• GIVEN PROBLEM:
Extract, in full, the lines below, beginning at the first and ending with the line that contains "minimum height=67pt] (option)". Pictures do not belong in the copy.
[START PROVIDED DATA]
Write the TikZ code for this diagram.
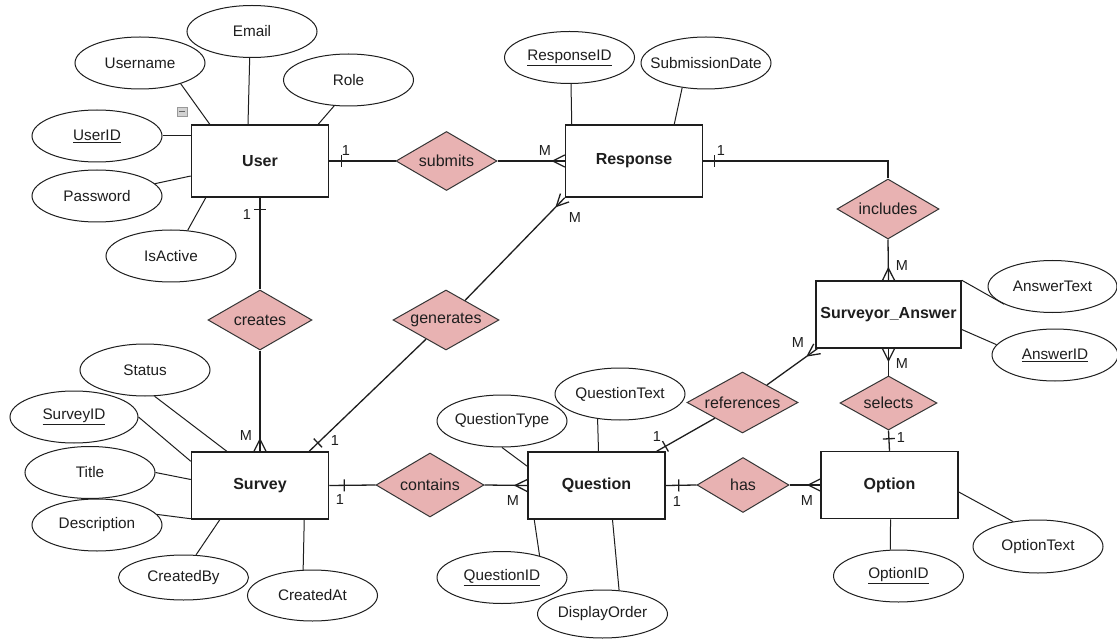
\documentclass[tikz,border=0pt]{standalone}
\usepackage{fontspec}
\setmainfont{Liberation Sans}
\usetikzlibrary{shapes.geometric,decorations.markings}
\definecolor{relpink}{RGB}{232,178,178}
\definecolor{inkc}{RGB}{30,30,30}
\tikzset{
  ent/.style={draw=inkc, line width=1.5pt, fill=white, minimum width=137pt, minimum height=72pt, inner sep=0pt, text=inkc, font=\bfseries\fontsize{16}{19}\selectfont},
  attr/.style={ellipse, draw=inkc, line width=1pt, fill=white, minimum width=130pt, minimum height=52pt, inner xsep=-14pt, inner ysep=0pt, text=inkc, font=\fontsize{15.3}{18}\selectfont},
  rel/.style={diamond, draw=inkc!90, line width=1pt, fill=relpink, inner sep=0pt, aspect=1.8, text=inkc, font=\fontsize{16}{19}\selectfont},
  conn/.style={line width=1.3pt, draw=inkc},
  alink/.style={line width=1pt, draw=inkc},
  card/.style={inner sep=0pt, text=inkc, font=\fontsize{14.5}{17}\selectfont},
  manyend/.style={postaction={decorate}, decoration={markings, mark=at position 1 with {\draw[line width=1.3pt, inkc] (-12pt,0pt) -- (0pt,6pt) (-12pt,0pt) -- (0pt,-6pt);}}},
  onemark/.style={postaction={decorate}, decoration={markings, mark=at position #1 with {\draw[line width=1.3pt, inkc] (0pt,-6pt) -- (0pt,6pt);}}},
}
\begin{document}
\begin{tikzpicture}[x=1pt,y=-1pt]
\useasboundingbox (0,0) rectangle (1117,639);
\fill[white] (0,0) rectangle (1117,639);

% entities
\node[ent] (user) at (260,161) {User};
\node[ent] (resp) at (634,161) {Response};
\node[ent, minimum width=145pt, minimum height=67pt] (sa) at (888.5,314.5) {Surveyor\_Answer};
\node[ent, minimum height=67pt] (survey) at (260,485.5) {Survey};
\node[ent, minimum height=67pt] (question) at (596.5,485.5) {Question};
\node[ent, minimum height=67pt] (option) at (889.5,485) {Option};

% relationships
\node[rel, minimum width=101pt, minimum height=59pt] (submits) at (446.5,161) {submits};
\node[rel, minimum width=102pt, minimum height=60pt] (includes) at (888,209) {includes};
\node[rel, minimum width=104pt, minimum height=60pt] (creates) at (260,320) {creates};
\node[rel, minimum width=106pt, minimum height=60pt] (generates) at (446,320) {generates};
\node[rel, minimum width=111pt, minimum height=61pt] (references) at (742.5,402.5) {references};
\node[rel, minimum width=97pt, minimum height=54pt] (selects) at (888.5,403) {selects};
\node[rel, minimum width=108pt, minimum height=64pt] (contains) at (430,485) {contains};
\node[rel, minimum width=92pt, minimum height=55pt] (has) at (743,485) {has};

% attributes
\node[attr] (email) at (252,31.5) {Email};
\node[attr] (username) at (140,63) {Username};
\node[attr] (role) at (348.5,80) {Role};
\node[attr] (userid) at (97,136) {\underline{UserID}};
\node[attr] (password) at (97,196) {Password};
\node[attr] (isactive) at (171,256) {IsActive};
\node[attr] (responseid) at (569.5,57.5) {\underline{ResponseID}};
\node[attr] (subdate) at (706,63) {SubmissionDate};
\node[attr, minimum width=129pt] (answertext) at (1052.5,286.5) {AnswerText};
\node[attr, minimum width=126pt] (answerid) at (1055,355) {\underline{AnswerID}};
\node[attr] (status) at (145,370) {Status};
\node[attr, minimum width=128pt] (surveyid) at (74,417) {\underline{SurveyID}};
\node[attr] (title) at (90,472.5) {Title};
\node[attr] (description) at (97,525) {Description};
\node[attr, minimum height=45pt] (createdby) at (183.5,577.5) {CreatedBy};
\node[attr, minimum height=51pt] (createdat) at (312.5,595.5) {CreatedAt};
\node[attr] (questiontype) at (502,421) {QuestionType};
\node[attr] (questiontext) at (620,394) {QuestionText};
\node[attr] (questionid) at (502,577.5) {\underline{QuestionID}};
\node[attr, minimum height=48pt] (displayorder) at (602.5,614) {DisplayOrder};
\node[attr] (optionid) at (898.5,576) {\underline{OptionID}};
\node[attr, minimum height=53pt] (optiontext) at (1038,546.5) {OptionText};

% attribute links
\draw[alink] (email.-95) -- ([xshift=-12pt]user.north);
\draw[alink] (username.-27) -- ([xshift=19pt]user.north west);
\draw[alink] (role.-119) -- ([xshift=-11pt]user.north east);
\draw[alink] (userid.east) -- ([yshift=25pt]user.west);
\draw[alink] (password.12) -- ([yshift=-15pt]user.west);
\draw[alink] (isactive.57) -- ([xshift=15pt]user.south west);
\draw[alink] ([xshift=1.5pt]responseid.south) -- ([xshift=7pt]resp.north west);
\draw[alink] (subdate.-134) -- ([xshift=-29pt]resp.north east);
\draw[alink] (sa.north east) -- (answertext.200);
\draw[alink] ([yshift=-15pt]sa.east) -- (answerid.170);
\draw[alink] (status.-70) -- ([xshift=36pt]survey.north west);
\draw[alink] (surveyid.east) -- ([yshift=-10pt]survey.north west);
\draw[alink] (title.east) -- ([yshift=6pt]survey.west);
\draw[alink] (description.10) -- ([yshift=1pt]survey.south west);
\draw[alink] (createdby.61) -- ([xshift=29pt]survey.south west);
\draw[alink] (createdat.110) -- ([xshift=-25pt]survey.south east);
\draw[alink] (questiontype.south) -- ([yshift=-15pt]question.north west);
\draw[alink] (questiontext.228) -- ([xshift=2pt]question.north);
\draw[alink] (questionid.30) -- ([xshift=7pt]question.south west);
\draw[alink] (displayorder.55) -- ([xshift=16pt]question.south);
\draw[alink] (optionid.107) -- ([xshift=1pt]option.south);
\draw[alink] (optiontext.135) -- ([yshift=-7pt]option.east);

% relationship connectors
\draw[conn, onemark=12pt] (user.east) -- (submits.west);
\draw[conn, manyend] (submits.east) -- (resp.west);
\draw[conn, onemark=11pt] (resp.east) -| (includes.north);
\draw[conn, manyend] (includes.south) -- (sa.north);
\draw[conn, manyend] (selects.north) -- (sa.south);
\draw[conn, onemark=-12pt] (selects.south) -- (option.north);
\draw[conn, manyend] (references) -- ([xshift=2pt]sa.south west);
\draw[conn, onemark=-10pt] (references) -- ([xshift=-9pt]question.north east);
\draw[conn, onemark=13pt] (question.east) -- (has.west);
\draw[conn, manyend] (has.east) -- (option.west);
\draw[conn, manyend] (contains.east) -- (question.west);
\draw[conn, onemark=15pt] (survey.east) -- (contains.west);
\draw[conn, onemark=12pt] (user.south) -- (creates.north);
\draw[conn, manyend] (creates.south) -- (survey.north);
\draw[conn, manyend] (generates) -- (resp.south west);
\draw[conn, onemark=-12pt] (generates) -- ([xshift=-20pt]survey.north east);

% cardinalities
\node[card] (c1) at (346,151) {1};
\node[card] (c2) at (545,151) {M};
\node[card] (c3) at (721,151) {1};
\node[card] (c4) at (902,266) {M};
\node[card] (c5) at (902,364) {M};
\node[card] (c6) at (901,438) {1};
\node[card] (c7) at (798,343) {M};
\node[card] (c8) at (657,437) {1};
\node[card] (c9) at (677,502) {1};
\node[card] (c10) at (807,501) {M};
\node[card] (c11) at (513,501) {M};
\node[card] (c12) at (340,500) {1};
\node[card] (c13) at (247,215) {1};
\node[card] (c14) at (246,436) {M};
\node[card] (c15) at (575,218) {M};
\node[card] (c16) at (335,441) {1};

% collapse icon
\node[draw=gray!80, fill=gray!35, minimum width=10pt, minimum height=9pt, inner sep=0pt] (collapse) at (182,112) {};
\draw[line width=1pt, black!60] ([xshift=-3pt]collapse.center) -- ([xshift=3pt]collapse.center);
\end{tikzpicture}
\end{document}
[END PROVIDED DATA]
• SOLUTION TO THE EXERCISE:
Write the TikZ code for this diagram.
\documentclass[tikz,border=0pt]{standalone}
\usepackage{fontspec}
\setmainfont{Liberation Sans}
\usetikzlibrary{shapes.geometric,decorations.markings}
\definecolor{relpink}{RGB}{232,178,178}
\definecolor{inkc}{RGB}{30,30,30}
\tikzset{
  ent/.style={draw=inkc, line width=1.5pt, fill=white, minimum width=137pt, minimum height=72pt, inner sep=0pt, text=inkc, font=\bfseries\fontsize{16}{19}\selectfont},
  attr/.style={ellipse, draw=inkc, line width=1pt, fill=white, minimum width=130pt, minimum height=52pt, inner xsep=-14pt, inner ysep=0pt, text=inkc, font=\fontsize{15.3}{18}\selectfont},
  rel/.style={diamond, draw=inkc!90, line width=1pt, fill=relpink, inner sep=0pt, aspect=1.8, text=inkc, font=\fontsize{16}{19}\selectfont},
  conn/.style={line width=1.3pt, draw=inkc},
  alink/.style={line width=1pt, draw=inkc},
  card/.style={inner sep=0pt, text=inkc, font=\fontsize{14.5}{17}\selectfont},
  manyend/.style={postaction={decorate}, decoration={markings, mark=at position 1 with {\draw[line width=1.3pt, inkc] (-12pt,0pt) -- (0pt,6pt) (-12pt,0pt) -- (0pt,-6pt);}}},
  onemark/.style={postaction={decorate}, decoration={markings, mark=at position #1 with {\draw[line width=1.3pt, inkc] (0pt,-6pt) -- (0pt,6pt);}}},
}
\begin{document}
\begin{tikzpicture}[x=1pt,y=-1pt]
\useasboundingbox (0,0) rectangle (1117,639);
\fill[white] (0,0) rectangle (1117,639);

% entities
\node[ent] (user) at (260,161) {User};
\node[ent] (resp) at (634,161) {Response};
\node[ent, minimum width=145pt, minimum height=67pt] (sa) at (888.5,314.5) {Surveyor\_Answer};
\node[ent, minimum height=67pt] (survey) at (260,485.5) {Survey};
\node[ent, minimum height=67pt] (question) at (596.5,485.5) {Question};
\node[ent, minimum height=67pt] (option) at (889.5,485) {Option};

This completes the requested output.